I studied painting in the ’80s in France, when nobody was interested in it. Only video and installation art were considered relevant. Creating illustration work for magazines seemed like the best way to gain visibility, more so than showing a painting in a gallery.
In the ’90s, magazines were the most powerful media. Then came websites. I did a blog called The Unknown Hipster, an illustrated social diary satirizing the art and fashion scenes,. When the blog form was washed away by social media, I started using Instagram. Nonetheless, I’ve always felt some kind of alienation from the media of the time—somehow, you need to fight back against the dominance of a platform by asserting your own perspective.
As an artist you create in a vacuum, but on a social media platform you’re courting people’s reactions. How do you address this fundamental difference?
I started drawing imaginary posts by Picasso and others to rebel against Instagram with humor. I think social media is alienating to artists because it’s a space for promotion—even this word, “promotion,” is stupid for an artist. You’re submitting your work for random people’s approval, and that’s the worst thing for an artist! You should make work for yourself, not for the public’s evaluation. If you get addicted to that, you become a brand, and satisfying your customers is all that matters.
All these nineteenth-century artists, the original ones anyway, suffered because they submitted their work to the Salons. The judges would refuse work that was ahead of its time. Most artists need to work in isolation. I know there are some who work with two hundred assistants, but most of the time you need to be alone and concentrate. Instagram challenges this. You can be tempted to get a reaction, and change your work based on the response from your followers. Social media has the effect of flattening everything. It’s exciting at first, but you have to be careful not to let it dilute your work.
But even before social media, people postured within the art world. We blame something like Instagram—credibly—but the art milieu is often about getting reactions by any means.
I agree. When you read books on art history, even in the nineteenth century, people were no less eager to be known and famous than today—it’s just much more efficient with Instagram. There is a painting by Frédéric Bazille called L’Atelier de Bazille . You see him in his studio with different artists: Manet, Renoir.

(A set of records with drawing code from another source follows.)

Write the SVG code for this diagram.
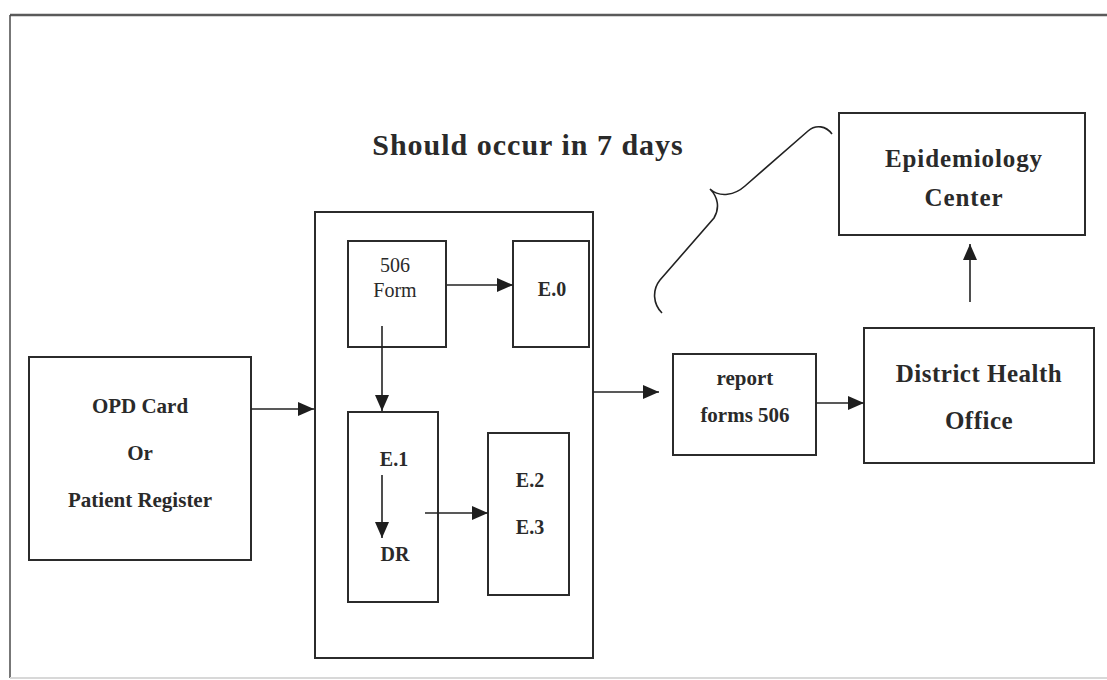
<svg xmlns="http://www.w3.org/2000/svg" width="1107" height="680" viewBox="0 0 1107 680">
<style>
.box{fill:none;stroke:#2b2b2b;stroke-width:2}
.con{fill:none;stroke:#222;stroke-width:1.6}
.t{font-family:"Liberation Serif","Times New Roman",serif;fill:#2a2a2a;text-anchor:middle}
.b{font-weight:bold}
</style>
<defs>
<marker id="ah" markerUnits="userSpaceOnUse" markerWidth="18" markerHeight="14" refX="16" refY="7" orient="auto">
<path d="M0,0 L16,7 L0,14 z" fill="#1e1e1e"/>
</marker>
</defs>
<rect width="1107" height="680" fill="#fff"/>
<g id="frame">
<line x1="10" y1="15" x2="1107" y2="15" stroke="#5a5a5a" stroke-width="2.5"/>
<line x1="10" y1="15" x2="10" y2="678" stroke="#4a4a4a" stroke-width="1.5"/>
<line x1="10" y1="678" x2="1107" y2="678" stroke="#d8d8d8" stroke-width="2"/>
</g>
<g id="title">
<text class="t b" x="528" y="155" font-size="30" letter-spacing="1">Should occur in 7 days</text>
</g>
<g id="brace">
<path class="con" d="M 832,134 C 826,126 816,124 808,131 L 745,186 C 735,195 720,198 710,189 C 718,197 720,208 714,218 L 660,280 C 652,290 653,304 662,313"/>
</g>
<g id="opd">
<rect class="box" x="29" y="357" width="222" height="203"/>
<text class="t b" x="140" y="413" font-size="21">OPD Card</text>
<text class="t b" x="140" y="460" font-size="21">Or</text>
<text class="t b" x="140" y="507" font-size="21">Patient Register</text>
</g>
<g id="central">
<rect class="box" x="315" y="212" width="278" height="446"/>
</g>
<g id="form506">
<rect class="box" x="348" y="241" width="98" height="106"/>
<text class="t" x="395" y="272" font-size="20">506</text>
<text class="t" x="395" y="297" font-size="20">Form</text>
</g>
<g id="e0">
<rect class="box" x="513" y="241" width="76" height="106"/>
<text class="t b" x="552" y="296" font-size="20">E.0</text>
</g>
<g id="e1dr">
<rect class="box" x="348" y="412" width="90" height="190"/>
<text class="t b" x="394" y="466" font-size="20">E.1</text>
<text class="t b" x="395" y="561" font-size="20">DR</text>
</g>
<g id="e2e3">
<rect class="box" x="488" y="433" width="81" height="162"/>
<text class="t b" x="530" y="487" font-size="20">E.2</text>
<text class="t b" x="530" y="534" font-size="20">E.3</text>
</g>
<g id="report">
<rect class="box" x="673" y="354" width="143" height="101"/>
<text class="t b" x="745" y="385" font-size="21">report</text>
<text class="t b" x="745" y="422" font-size="21">forms 506</text>
</g>
<g id="dho">
<rect class="box" x="864" y="328" width="230" height="135"/>
<text class="t b" x="979" y="382" font-size="25" letter-spacing="0.5">District Health</text>
<text class="t b" x="979" y="429" font-size="25" letter-spacing="0.5">Office</text>
</g>
<g id="epi">
<rect class="box" x="839" y="113" width="246" height="122"/>
<text class="t b" x="964" y="167" font-size="25" letter-spacing="0.9">Epidemiology</text>
<text class="t b" x="964" y="206" font-size="25" letter-spacing="0.9">Center</text>
</g>
<g id="connectors">
<line class="con" x1="251" y1="409" x2="314" y2="409" marker-end="url(#ah)"/>
<line class="con" x1="447" y1="285" x2="513" y2="285" marker-end="url(#ah)"/>
<line class="con" x1="382" y1="326" x2="382" y2="411" marker-end="url(#ah)"/>
<line class="con" x1="382" y1="475" x2="382" y2="538" marker-end="url(#ah)"/>
<line class="con" x1="425" y1="513" x2="488" y2="513" marker-end="url(#ah)"/>
<line class="con" x1="593" y1="392" x2="659" y2="392" marker-end="url(#ah)"/>
<line class="con" x1="816" y1="403" x2="864" y2="403" marker-end="url(#ah)"/>
<line class="con" x1="970" y1="302" x2="970" y2="244" marker-end="url(#ah)"/>
</g>
</svg>
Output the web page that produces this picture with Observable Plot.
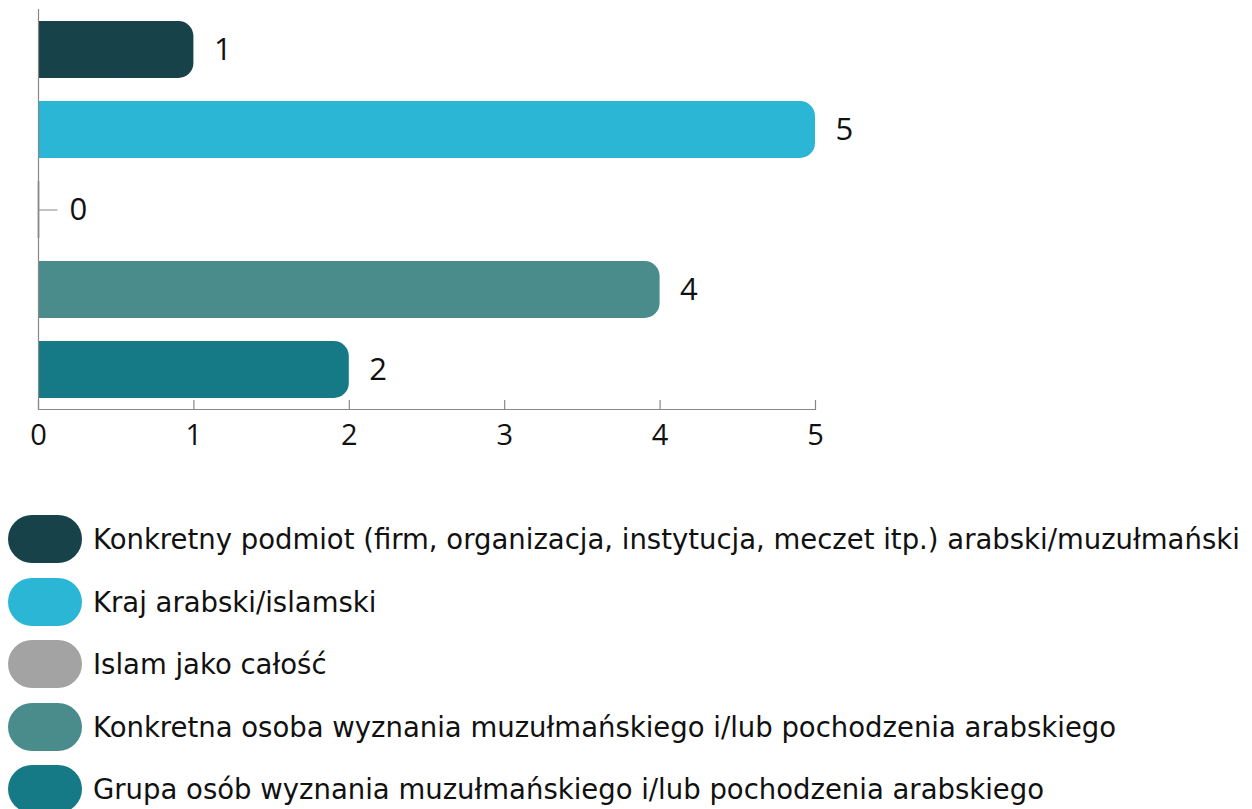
<!DOCTYPE html>
<html>
<head>
<meta charset="utf-8">
<script src="https://cdn.jsdelivr.net/npm/d3@7"></script>
<script src="https://cdn.jsdelivr.net/npm/@observablehq/plot@0.6"></script>
<style>
  html, body { margin: 0; padding: 0; background: #fff; }
  #legend { margin-top: 38px; font-family: "DejaVu Sans", sans-serif; font-size: 27.5px; color: #111; }
  .row { display: flex; align-items: center; height: 62.5px; }
  .sw { width: 74px; height: 48px; border-radius: 24px; margin-left: 8px; margin-right: 11px; flex: none; }
</style>
</head>
<body>
<div id="chart"></div>
<div id="legend"></div>
<script>
const categories = [
  "Konkretny podmiot (firm, organizacja, instytucja, meczet itp.) arabski/muzułmański",
  "Kraj arabski/islamski",
  "Islam jako całość",
  "Konkretna osoba wyznania muzułmańskiego i/lub pochodzenia arabskiego",
  "Grupa osób wyznania muzułmańskiego i/lub pochodzenia arabskiego"
];
const values = [1, 5, 0, 4, 2];
const colors = ["#17424a", "#2cb6d6", "#a3a3a3", "#4a8c8b", "#157986"];
const xTicks = [0, 1, 2, 3, 4, 5];

const data = categories.map((c, i) => ({cat: c, value: values[i], color: colors[i]}));
const nonZero = data.filter(d => d.value > 0);
const zero = data.filter(d => d.value === 0);

const chart = Plot.plot({
  width: 1252,
  height: 470,
  marginLeft: 38,
  marginRight: 437,
  marginTop: 9,
  marginBottom: 61,
  style: {fontFamily: "'Open Sans', sans-serif", background: "#fff"},
  x: {domain: [0, 5], ticks: xTicks, label: null},
  y: {domain: categories, paddingInner: 0.29, paddingOuter: 0.14, axis: null},
  marks: [
    Plot.barX(nonZero, {x: "value", y: "cat", fill: "color", rx: 15}),
    Plot.barX(nonZero, {x1: 0, x2: d => d.value / 2, y: "cat", fill: "color"}),
    Plot.tickX(zero, {x: "value", y: "cat", stroke: "#555", strokeWidth: 1.5}),
    Plot.ruleY(zero, {y: "cat", x1: "value", x2: d => d.value + 0.125, stroke: "#999", strokeWidth: 1.2}),
    Plot.text(nonZero, {x: "value", y: "cat", text: d => String(d.value), textAnchor: "start", dx: 20, fontSize: 31, fill: "#111"}),
    Plot.text(zero, {x: "value", y: "cat", text: d => String(d.value), textAnchor: "start", dx: 31, fontSize: 31, fill: "#111"}),
    Plot.ruleX([0], {stroke: "#888", strokeWidth: 1.2}),
    Plot.frame({anchor: "bottom", stroke: "#888", strokeWidth: 1.2}),
    Plot.tickX(xTicks, {x: d => d, insetTop: 391, stroke: "#888", strokeWidth: 1.2}),
    Plot.axisX({ticks: xTicks, tickSize: 0, tickPadding: 15, fontSize: 29, tickFormat: d => String(d), color: "#111", label: null})
  ]
});
document.getElementById("chart").appendChild(chart);

const legend = document.getElementById("legend");
data.forEach(d => {
  const row = document.createElement("div");
  row.className = "row";
  const sw = document.createElement("div");
  sw.className = "sw";
  sw.style.background = d.color;
  const t = document.createElement("span");
  t.textContent = d.cat;
  row.appendChild(sw);
  row.appendChild(t);
  legend.appendChild(row);
});
</script>
</body>
</html>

These were his “followers.” You’d have ten followers instead of thirty thousand, but they’d come and look at the work.
Except you had to make that effort to be seen.
Yeah. It’s more interesting to have people coming to your place, or meeting at the café to talk about art. Having a community is richer than sending out pictures and getting likes from people you don’t know.
Since you do a weekly post, do you plan out in advance which works to tackle?
No, no, no—I don’t plan ahead of time. At the beginning of this collaboration, I took walks in the museum with Sylvie Patry, the museum’s head of collections and conservation. It was wonderful. I started looking at the paintings in a much more intimate way. Obviously I can’t go back there for a while, but I have my own memories and I’m reading biographies of artists, trying to deepen my knowledge of nineteenth–century art history. I’m reading Michael Fried on Manet. Thinking of the current lockdown situation, one of the posts I did was on Henri Fantin-Latour’s La Liseuse [The Reader, 1861]—and of course it speaks to us today: we’re in our rooms, we can’t go out. It’s a challenge to be absorbed by at-home activities.
What’s your approach to sharing your own work on social media?
I started using Instagram to pass time by making jokes, like when you’re bored at school and doodling or passing notes. But people don’t really get jokes on Instagram. It’s used for promotion, so adding humor destabilizes people. These days I use Instagram mostly to show my paintings. Several years ago, I started painting very silent-seeming urban landscapes. I wasn’t trying to be clever or match the “mood” of contemporary art. I was just looking at the light, and the texture of the paint. They’re about observation without any narrative or social commentary. It’s a coincidence that they have an eerie resonance with the circumstances today.